━━ Supplied information

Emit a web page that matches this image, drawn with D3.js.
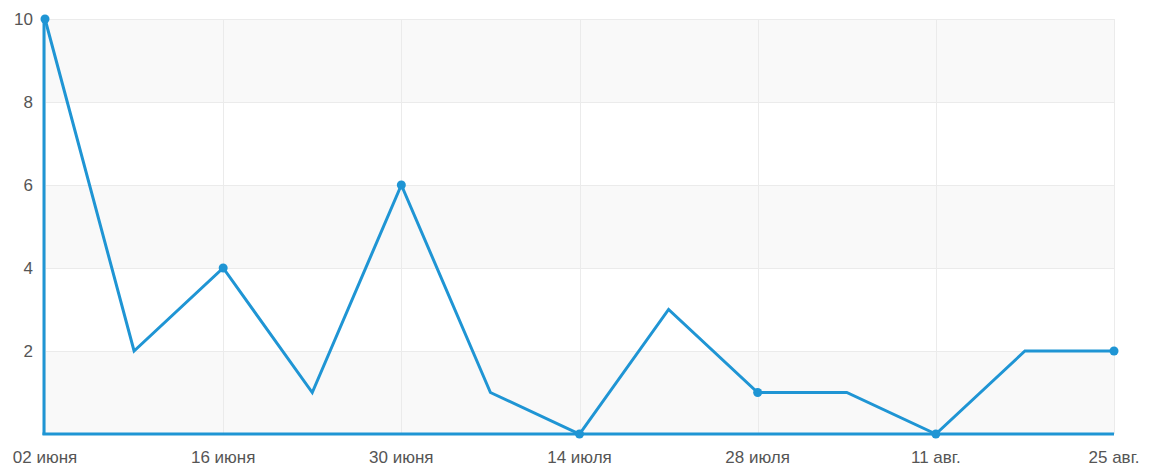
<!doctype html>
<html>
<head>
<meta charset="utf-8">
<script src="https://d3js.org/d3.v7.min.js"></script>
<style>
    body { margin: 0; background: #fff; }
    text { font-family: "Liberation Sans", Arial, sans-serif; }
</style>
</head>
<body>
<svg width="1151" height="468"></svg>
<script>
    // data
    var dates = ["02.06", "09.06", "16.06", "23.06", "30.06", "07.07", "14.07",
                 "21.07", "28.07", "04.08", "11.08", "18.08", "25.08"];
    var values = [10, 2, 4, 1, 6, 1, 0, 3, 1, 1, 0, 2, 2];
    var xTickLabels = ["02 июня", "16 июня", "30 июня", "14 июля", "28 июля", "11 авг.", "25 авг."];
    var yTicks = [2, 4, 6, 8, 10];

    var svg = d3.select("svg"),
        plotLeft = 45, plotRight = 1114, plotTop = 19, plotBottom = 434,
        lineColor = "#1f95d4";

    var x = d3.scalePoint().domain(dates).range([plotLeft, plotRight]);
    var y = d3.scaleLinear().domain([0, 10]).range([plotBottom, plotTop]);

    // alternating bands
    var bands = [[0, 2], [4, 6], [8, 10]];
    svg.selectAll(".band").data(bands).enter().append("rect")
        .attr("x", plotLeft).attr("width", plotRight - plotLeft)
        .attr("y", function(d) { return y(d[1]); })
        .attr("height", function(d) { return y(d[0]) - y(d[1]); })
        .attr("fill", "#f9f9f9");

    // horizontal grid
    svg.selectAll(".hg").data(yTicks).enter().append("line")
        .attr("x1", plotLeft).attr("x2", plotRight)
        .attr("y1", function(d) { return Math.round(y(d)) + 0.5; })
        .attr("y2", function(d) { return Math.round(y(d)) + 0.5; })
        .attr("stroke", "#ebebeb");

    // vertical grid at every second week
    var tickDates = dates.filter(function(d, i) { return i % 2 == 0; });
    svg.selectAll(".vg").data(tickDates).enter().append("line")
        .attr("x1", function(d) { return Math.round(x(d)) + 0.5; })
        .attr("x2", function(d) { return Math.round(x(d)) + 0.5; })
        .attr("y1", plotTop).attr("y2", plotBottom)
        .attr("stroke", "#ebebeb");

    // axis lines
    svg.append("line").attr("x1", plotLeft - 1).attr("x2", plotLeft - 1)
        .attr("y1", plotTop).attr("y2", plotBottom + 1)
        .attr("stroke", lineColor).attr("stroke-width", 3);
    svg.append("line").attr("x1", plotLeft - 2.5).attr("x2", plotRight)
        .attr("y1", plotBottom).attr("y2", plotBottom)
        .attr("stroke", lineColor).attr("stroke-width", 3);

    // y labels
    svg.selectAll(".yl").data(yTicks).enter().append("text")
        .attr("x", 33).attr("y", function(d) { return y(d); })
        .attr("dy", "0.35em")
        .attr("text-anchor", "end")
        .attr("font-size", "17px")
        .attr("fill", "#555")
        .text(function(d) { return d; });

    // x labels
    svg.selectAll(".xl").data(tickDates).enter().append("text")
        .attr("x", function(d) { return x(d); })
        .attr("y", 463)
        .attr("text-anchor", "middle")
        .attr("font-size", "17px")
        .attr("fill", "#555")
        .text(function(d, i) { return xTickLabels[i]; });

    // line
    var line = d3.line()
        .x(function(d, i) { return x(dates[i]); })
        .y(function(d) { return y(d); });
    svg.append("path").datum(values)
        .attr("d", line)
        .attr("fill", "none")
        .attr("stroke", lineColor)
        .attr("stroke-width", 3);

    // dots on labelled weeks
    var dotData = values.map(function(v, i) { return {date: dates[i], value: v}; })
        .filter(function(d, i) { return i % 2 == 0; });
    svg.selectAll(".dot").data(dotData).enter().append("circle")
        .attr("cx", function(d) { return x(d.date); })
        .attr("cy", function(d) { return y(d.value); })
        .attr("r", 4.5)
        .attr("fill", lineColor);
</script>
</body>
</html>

━━━━

Written task:
Exactly as written, return every line of the listing, but not the pictures.

Expected answer:
Emit a web page that matches this image, drawn with D3.js.
<!doctype html>
<html>
<head>
<meta charset="utf-8">
<script src="https://d3js.org/d3.v7.min.js"></script>
<style>
    body { margin: 0; background: #fff; }
    text { font-family: "Liberation Sans", Arial, sans-serif; }
</style>
</head>
<body>
<svg width="1151" height="468"></svg>
<script>
    // data
    var dates = ["02.06", "09.06", "16.06", "23.06", "30.06", "07.07", "14.07",
                 "21.07", "28.07", "04.08", "11.08", "18.08", "25.08"];
    var values = [10, 2, 4, 1, 6, 1, 0, 3, 1, 1, 0, 2, 2];
    var xTickLabels = ["02 июня", "16 июня", "30 июня", "14 июля", "28 июля", "11 авг.", "25 авг."];
    var yTicks = [2, 4, 6, 8, 10];

    var svg = d3.select("svg"),
        plotLeft = 45, plotRight = 1114, plotTop = 19, plotBottom = 434,
        lineColor = "#1f95d4";

    var x = d3.scalePoint().domain(dates).range([plotLeft, plotRight]);
    var y = d3.scaleLinear().domain([0, 10]).range([plotBottom, plotTop]);

    // alternating bands
    var bands = [[0, 2], [4, 6], [8, 10]];
    svg.selectAll(".band").data(bands).enter().append("rect")
        .attr("x", plotLeft).attr("width", plotRight - plotLeft)
        .attr("y", function(d) { return y(d[1]); })
        .attr("height", function(d) { return y(d[0]) - y(d[1]); })
        .attr("fill", "#f9f9f9");

    // horizontal grid
    svg.selectAll(".hg").data(yTicks).enter().append("line")
        .attr("x1", plotLeft).attr("x2", plotRight)
        .attr("y1", function(d) { return Math.round(y(d)) + 0.5; })
        .attr("y2", function(d) { return Math.round(y(d)) + 0.5; })
        .attr("stroke", "#ebebeb");

    // vertical grid at every second week
    var tickDates = dates.filter(function(d, i) { return i % 2 == 0; });
    svg.selectAll(".vg").data(tickDates).enter().append("line")
        .attr("x1", function(d) { return Math.round(x(d)) + 0.5; })
        .attr("x2", function(d) { return Math.round(x(d)) + 0.5; })
        .attr("y1", plotTop).attr("y2", plotBottom)
        .attr("stroke", "#ebebeb");

    // axis lines
    svg.append("line").attr("x1", plotLeft - 1).attr("x2", plotLeft - 1)
        .attr("y1", plotTop).attr("y2", plotBottom + 1)
        .attr("stroke", lineColor).attr("stroke-width", 3);
    svg.append("line").attr("x1", plotLeft - 2.5).attr("x2", plotRight)
        .attr("y1", plotBottom).attr("y2", plotBottom)
        .attr("stroke", lineColor).attr("stroke-width", 3);

    // y labels
    svg.selectAll(".yl").data(yTicks).enter().append("text")
        .attr("x", 33).attr("y", function(d) { return y(d); })
        .attr("dy", "0.35em")
        .attr("text-anchor", "end")
        .attr("font-size", "17px")
        .attr("fill", "#555")
        .text(function(d) { return d; });

    // x labels
    svg.selectAll(".xl").data(tickDates).enter().append("text")
        .attr("x", function(d) { return x(d); })
        .attr("y", 463)
        .attr("text-anchor", "middle")
        .attr("font-size", "17px")
        .attr("fill", "#555")
        .text(function(d, i) { return xTickLabels[i]; });

    // line
    var line = d3.line()
        .x(function(d, i) { return x(dates[i]); })
        .y(function(d) { return y(d); });
    svg.append("path").datum(values)
        .attr("d", line)
        .attr("fill", "none")
        .attr("stroke", lineColor)
        .attr("stroke-width", 3);

    // dots on labelled weeks
    var dotData = values.map(function(v, i) { return {date: dates[i], value: v}; })
        .filter(function(d, i) { return i % 2 == 0; });
    svg.selectAll(".dot").data(dotData).enter().append("circle")
        .attr("cx", function(d) { return x(d.date); })
        .attr("cy", function(d) { return y(d.value); })
        .attr("r", 4.5)
        .attr("fill", lineColor);
</script>
</body>
</html>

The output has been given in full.